US to ground all Boeing crash aircraft

American Airlines Boeing 727 Max 8Image copyright
Joe Raedle

President Donald Trump has announced that the US will immediately ground all Boeing 737 Max aircraft following the crash of an Ethiopian Airlines jet.

The Federal Aviation Administration had previously held out while many countries banned the aircraft from flying over their airspace.

But it said on Wednesday it was suspending the aircraft after analysing new data gathered at the crash site.

Boeing will suspend the entire 371-strong fleet of 737 Max planes.

The US is the last country to suspend the aircraft following the disaster.

The crash on Sunday in Addis Ababa killed 157 people.

It was the second fatal Max 8 disaster in five month after one crashed over Indonesia in October, killing 189 people.

The FAA said new evidence from the crash site in Ethiopia “together with newly refined satellite data available to FAA this morning”, led to the decision to ground the planes.

It added: “The grounding will remain in effect pending further investigation, including examination of information from the aircraft’s flight data recorders and cockpit voice recorders.”

Boeing said on Wednesday that it had decided to temporarily ground the planes “out of an abundance of caution and in order to reassure the flying public of the aircraft’s safety”.

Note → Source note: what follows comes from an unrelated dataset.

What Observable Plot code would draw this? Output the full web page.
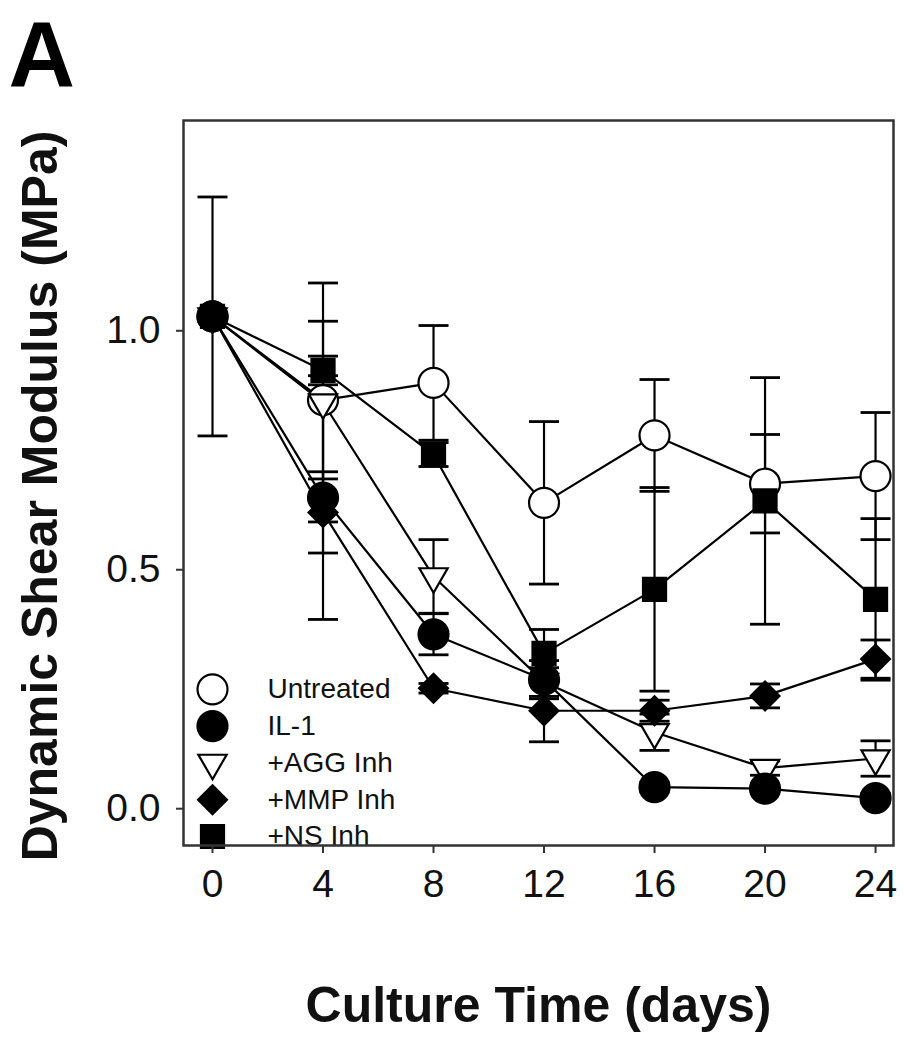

American Airlines said 24 of its aircraft would be affected by the suspension, adding: “Our teams will be working to rebook customers as quickly as possible, and we apologize for any inconvenience.”

Earlier on Wednesday, Canada grounded the planes after its transport minister Marc Garneau said he had received new evidence about the crash.

He said that satellite data showed possible similarities between flight patterns of Boeing 737 Max planes operating in Canada and the Ethiopian Airlines plane that crashed.

He said: “As a result of new data that we received this morning, and had the chance to analyze, and on the advice of my experts and as a precautionary measure, I issued a safety notice.”

Dennis Muilenburg, president, chief executive and chairman of Boeing, said: “We are doing everything we can to understand the cause of the accidents in partnership with the investigators, deploy safety enhancements and help ensure this does not happen again.”